Even well-informed jazz fans may be shocked to learn from Dangerous Rhythms that such internationally-famed stars as Louis Armstrong, Duke Ellington and Tony Bennett were held in thrall by mob “patrons” for most, or all of, their careers. Even Frank Sinatra came very close to being “rubbed out” by his mafia “pals” at one point in his career.

While English reveals that most performers accepted gangland supervision as the price of success in a dangerous and criminally-corrupted system, he does not sugar-coat the ugly side of this relationship. Al Capone may have enjoyed both opera and jazz, but he was also a vicious killer, who enforced his control of musicians like a “benevolent” slave-owner.

English cites the maiming and near-murder of musician/comedian Joe E Lewis as an example of what happened when the bosses became displeased with a favoured “employee”. Lewis escaped with his life but was held in thrall by the Las Vegas mob for the rest of his performing life. For decades, other artists saw what happened to Lewis as a warning and a threat.

There is a distinct class element to the story that English conveys. Jazz, like rock-n-roll and hip hop in later years, was looked down upon by the US ruling class. It was the music of the streets, of people of colour — not the preferred music of the snobbish WASP establishment.

Jazz was a people’s movement and — like it or not — the criminal mob was a part of that movement, just as it was a part of the union movement. English points out that many Italian mobsters, whose families had experienced racial and class prejudice, held a grudging affinity for Black musicians, while they denied Black fans entry into mob-owned and plantation-themed night clubs, such as the Cotton Club.
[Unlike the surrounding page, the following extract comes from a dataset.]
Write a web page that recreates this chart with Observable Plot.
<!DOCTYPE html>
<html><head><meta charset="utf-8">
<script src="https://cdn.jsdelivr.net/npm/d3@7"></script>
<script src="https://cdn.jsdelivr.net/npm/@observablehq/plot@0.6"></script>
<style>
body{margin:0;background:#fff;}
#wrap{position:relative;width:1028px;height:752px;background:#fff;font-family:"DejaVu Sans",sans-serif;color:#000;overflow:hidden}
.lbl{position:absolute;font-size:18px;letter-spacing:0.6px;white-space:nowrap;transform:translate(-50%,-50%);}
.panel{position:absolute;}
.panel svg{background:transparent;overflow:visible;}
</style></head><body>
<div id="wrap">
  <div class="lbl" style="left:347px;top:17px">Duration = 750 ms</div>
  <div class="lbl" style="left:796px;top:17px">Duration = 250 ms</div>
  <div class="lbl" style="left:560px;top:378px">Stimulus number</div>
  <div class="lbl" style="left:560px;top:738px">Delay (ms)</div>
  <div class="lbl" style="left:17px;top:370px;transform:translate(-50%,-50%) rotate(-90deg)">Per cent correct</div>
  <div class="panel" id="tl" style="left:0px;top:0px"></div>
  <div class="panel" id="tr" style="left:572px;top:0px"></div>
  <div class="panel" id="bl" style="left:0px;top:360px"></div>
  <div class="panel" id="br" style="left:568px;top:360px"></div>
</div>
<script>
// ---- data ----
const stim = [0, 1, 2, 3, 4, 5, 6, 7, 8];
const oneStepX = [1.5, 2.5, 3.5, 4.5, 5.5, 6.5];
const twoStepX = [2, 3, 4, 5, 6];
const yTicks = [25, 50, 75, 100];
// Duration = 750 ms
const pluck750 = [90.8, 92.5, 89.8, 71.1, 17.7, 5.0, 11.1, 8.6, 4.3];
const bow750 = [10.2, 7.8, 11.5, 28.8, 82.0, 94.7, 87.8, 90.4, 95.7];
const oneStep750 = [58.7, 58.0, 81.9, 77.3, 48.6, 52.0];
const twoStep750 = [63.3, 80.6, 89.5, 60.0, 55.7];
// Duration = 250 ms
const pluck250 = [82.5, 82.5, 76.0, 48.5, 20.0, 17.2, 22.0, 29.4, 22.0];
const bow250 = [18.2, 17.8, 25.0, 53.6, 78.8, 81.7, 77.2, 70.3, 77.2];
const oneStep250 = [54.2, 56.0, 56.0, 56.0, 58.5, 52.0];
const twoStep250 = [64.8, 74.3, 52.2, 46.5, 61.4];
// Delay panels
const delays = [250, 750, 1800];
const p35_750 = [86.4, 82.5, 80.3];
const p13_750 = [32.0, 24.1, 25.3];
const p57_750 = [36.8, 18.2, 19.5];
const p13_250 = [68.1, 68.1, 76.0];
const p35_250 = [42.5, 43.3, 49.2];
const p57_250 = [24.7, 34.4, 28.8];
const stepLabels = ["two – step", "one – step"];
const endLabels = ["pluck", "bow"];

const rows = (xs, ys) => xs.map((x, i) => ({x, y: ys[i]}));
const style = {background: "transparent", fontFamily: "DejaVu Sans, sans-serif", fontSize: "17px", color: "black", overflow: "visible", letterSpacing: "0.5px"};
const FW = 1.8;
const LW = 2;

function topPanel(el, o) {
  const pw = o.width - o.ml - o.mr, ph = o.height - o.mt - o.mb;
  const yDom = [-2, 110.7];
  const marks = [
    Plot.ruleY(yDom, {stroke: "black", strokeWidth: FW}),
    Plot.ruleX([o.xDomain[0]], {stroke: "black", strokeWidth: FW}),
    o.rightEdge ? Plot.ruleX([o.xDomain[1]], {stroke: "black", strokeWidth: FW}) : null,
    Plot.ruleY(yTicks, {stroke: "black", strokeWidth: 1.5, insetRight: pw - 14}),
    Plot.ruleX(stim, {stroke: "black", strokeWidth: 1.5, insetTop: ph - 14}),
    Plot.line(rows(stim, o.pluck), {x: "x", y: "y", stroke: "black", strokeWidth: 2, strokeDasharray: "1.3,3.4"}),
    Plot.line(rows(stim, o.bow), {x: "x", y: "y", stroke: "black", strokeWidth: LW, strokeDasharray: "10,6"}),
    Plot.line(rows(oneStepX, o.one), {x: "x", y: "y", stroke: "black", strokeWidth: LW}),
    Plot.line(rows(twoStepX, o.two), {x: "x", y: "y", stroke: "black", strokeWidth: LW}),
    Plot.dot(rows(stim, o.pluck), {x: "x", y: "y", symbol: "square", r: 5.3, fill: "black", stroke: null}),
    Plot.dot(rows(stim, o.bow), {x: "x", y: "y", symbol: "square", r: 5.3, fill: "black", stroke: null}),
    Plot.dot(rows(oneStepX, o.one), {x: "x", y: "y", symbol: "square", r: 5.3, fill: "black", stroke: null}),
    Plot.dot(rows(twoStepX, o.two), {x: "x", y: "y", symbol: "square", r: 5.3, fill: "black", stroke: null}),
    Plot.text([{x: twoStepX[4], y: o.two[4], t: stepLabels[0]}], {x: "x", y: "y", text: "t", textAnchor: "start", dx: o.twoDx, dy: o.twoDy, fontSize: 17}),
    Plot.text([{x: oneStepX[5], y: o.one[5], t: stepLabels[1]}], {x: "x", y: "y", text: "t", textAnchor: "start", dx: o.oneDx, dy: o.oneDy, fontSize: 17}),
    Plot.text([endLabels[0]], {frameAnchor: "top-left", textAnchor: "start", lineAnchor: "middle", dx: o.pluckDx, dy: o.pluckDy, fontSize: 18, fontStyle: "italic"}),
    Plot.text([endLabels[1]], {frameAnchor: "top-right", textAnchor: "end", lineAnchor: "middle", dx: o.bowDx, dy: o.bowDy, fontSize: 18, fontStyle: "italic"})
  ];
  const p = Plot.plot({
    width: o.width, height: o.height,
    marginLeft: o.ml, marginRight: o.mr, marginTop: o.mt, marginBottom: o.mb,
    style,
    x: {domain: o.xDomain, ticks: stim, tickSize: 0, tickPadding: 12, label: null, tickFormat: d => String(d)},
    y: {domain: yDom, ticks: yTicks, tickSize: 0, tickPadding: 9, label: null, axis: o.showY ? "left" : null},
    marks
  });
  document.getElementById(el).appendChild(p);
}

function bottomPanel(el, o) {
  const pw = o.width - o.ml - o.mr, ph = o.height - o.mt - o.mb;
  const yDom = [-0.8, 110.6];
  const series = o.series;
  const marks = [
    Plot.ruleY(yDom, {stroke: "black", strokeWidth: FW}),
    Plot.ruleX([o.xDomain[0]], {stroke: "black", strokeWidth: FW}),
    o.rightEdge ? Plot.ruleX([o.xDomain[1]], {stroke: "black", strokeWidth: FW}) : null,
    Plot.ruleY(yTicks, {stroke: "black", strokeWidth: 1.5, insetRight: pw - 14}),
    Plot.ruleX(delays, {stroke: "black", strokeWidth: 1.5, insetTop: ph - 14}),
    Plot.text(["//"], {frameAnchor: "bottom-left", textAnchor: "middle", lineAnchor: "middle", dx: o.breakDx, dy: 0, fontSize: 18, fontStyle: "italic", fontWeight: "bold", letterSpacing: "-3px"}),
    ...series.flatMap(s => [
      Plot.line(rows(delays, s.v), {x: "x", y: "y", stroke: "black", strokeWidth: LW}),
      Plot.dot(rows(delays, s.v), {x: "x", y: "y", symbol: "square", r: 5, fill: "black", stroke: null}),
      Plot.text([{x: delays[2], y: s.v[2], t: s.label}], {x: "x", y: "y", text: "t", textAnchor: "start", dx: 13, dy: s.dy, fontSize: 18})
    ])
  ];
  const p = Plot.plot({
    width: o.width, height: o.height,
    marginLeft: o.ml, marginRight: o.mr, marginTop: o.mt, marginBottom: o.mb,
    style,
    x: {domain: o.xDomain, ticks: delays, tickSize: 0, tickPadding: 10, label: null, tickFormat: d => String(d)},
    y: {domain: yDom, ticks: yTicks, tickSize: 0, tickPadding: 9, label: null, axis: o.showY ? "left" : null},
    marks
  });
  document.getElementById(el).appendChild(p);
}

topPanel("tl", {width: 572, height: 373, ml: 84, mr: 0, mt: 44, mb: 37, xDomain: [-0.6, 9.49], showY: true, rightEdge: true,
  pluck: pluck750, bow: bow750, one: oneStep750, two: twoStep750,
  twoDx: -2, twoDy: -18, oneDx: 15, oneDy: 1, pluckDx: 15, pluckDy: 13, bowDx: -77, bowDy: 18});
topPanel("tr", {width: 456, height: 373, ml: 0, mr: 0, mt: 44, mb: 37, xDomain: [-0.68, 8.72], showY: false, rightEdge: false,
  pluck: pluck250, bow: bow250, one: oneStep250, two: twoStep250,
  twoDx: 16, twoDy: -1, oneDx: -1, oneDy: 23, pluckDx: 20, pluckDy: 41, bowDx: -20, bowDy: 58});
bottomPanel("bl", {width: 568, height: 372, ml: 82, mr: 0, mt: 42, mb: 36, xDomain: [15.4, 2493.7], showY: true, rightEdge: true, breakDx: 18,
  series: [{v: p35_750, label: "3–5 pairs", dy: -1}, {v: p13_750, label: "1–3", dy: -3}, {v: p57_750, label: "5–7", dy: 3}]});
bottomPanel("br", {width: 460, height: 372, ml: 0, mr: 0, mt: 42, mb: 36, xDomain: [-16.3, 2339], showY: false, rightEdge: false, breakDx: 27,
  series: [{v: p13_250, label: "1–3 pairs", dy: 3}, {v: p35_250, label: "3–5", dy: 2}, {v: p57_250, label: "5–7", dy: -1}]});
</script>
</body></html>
English traces the conjoined histories of American jazz and the criminal underworld in fascinating detail: from their origins in horrid urban ghettoes, through the mob-prosperous Jazz Age of Prohibition boot-legging, to the mob’s organisational spread across the US and even into pre-revolution Cuba. English then takes the reader on a journey into the modern jazz era, with its drug-trafficking, heroin-enslavement and destruction of great jazz artists such as Billie Holiday, Charlie Parker and Chet Baker, and into the present-day rise of jazz to “respectability”, by artists such as Wynton Marsalis.

Along the way, brave and defiant artists like Mary Lou Williams, John Coltrane and — to a degree — Miles Davis stand out as beacons of hope who foreshadowed how jazz would eventually outlive and escape the chains of the criminal “plantation”.

For all its detailing of grim reality, English said he sees Dangerous Rhythms as “a joyful history” describing and celebrating in detail the eventual progress of jazz and jazz artists from the slums of New Orleans to exalted venues such as the Lincoln Center and into mainstream documentaries by filmmakers such as Ken Burns.

The recordings of Louis Armstrong, Duke Ellington, Billie Holiday, Ella Fitzgerald, and so many others are timeless and enduring. And as English enthusiastically reminds us, jazz is a living art, still growing — particularly in its contemporary Latinx manifestation.

With English, the reader cannot help but rejoice in how this unique American art form and its practitioners have not only survived but triumphed. Dangerous Rhythms is a highly recommended and historically vital book.